TV review: Dispatches predicts economic devastation, but says some things will be better

A deserted Mall in front of Buckingham Palace, in London, as life in Britain continues during the nationwide lockdown to combat the coronavirus pandemic. Photograph:  Tolga Akmen/AFP/Getty

A deserted Mall in front of Buckingham Palace, in London, as life in Britain continues during the nationwide lockdown to combat the coronavirus pandemic. Photograph: Tolga Akmen/AFP/Getty

 

While most of us are doing our level best to take it all one day at a time and not let our thoughts drift too far ahead, while vowing never to take normality for granted again, Dispatches: Coronavirus – How Britain Is Changing (Channel 4, 9pm) engaged in some future gazing to imagine the long-term impact of the outbreak. 

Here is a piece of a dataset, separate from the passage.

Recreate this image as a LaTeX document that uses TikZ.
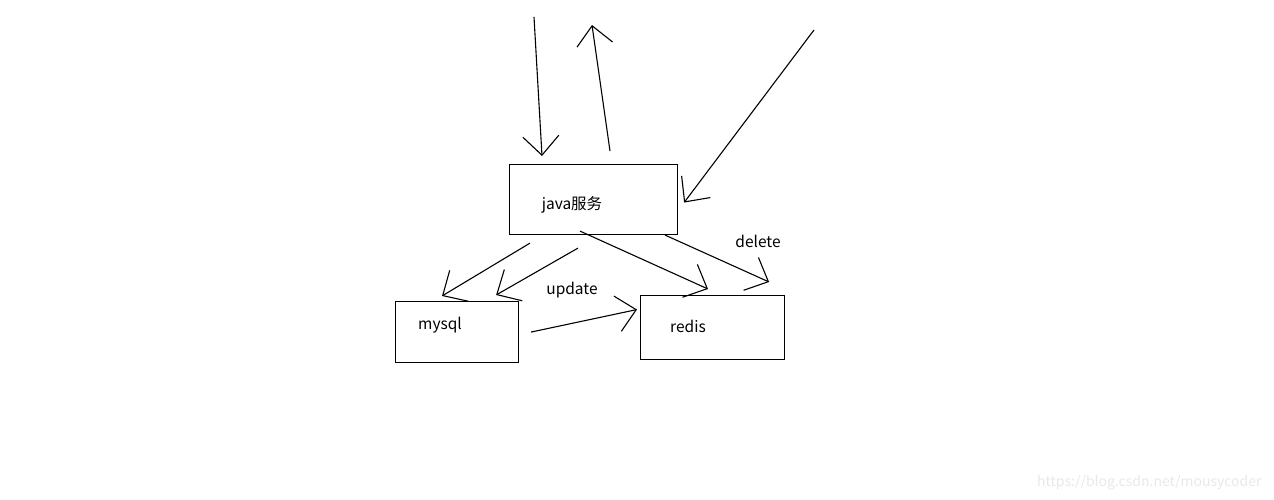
\documentclass[tikz,border=0pt]{standalone}
\usepackage{fontspec}
\setmainfont{Noto Sans CJK SC}
\usetikzlibrary{arrows.meta,calc}

\begin{document}
\begin{tikzpicture}[
    x=1pt, y=-1pt,
    box/.style={draw, line width=1.1pt, inner sep=0pt, anchor=north west},
    flow/.style={-{Straight Barb[length=19pt,width=36pt,line width=1.1pt]}, line width=1.1pt},
    note/.style={font=\fontsize{15.5}{18}\selectfont},
    watermark/.style={font=\fontsize{14}{16}\selectfont, text=black!9, anchor=east},
]
    \useasboundingbox (0,0) rectangle (1274,500);

    \node[box, minimum width=168pt, minimum height=70pt] (java) at (509,164) {};
    \node[box, minimum width=123pt, minimum height=61pt] (mysql) at (395,301) {};
    \node[box, minimum width=144pt, minimum height=64pt] (redis) at (640,295) {};

    \node[note] (javatxt) at (572,205) {java服务};
    \node[note] (mysqltxt) at (440,325) {mysql};
    \node[note] (redistxt) at (688,326) {redis};
    \node[note] (update) at (572,290) {update};
    \node[note] (delete) at (758,241) {delete};
    \node[watermark] (url) at (1265,483) {https://blog.csdn.net/mousycoder};

    \coordinate (req) at (534,17);
    \coordinate (resp) at (592,25);
    \coordinate (notify) at (814,30);

    % requests in and out of the service
    \draw[flow] (req) -- ($(java.north west)+(33,-8)$);
    \draw[flow] ($(java.north west)+(101,-13)$) -- (resp);
    \draw[flow] (notify) -- ($(java.east)+(6,3)$);

    % service to mysql
    \draw[flow] ($(java.south west)+(21,8)$) -- ($(mysql.north west)+(47,-5)$);
    \draw[flow] ($(java.south west)+(69,13)$) -- ($(mysql.north east)+(-23,-6)$);

    % service to redis
    \draw[flow] ($(java.south west)+(71,-4)$) -- ($(redis.north west)+(68,-6)$);
    \draw[flow] ($(java.south east)+(-13,0)$) -- ($(redis.north east)+(-16,-13)$);

    % mysql to redis
    \draw[flow] ($(mysql.east)+(12,0)$) -- ($(redis.west)+(-3,-18)$);
\end{tikzpicture}
\end{document}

Even in more regular times, attempting to predict how our world might alter is a tricky exercise. In the times that are in it, the programme’s array of talking heads had their work cut out to forecast with any degree of certainty the long-term consequences of coronavirus. 

They all agreed, though, that the impact would be profound on everything from Britain’s economy, its workplace practices, the gaps between rich and poor and north and south, the aviation industry, and so on, as well as on this generation of children who, said the narrator, “will have to bear the burden of the crisis – they’ll be picking up the bill for years to come”. 

Predictably bleak, then, especially in terms of the economic impact, the expectation being that thousands of businesses that have had to close will never reopen and that unemployment will triple in Britain, possibly going as high as 20 per cent.

“I think there are very few economists who would not say we’re heading for a recession; the debate is about how deep and for how long,” said Miatta Fahnbulleh, chief executive of the New Economics Foundation.

But there was a hope, too, that some things might change for the better, like a newly found appreciation for the largely low paid workers – from carers to delivery drivers, postal service staff to those working in distribution centres – who are keeping things going while the rest of us discover we’re less than essential. 

“People are absolutely working their socks off to keep our society running whilst lots of those who think of themselves as important – lawyers or politicians or business CEOs – are sat at home doing video conferencing and feeling totally helpless, like there’s nothing they can do,” said MacKenzie. “I hope, over time, that will lead us to have a more egalitarian view, that all the different work that people put in to keep our economy and our society functioning has real value.”

And she ended the programme on another positive note, lest we all felt thoroughly deflated, pointing to the manner in which so many have responded to the crisis, “with innovation, with inspiration, with optimism and with extraordinary hard work”. 

None of the problems we faced as a society a few months ago, she said, have gone away, but she believed they could look more surmountable in the future. “We will look at those problems without so much fear, because when you’ve dealt with this I don’t think anything looks too difficult any more.”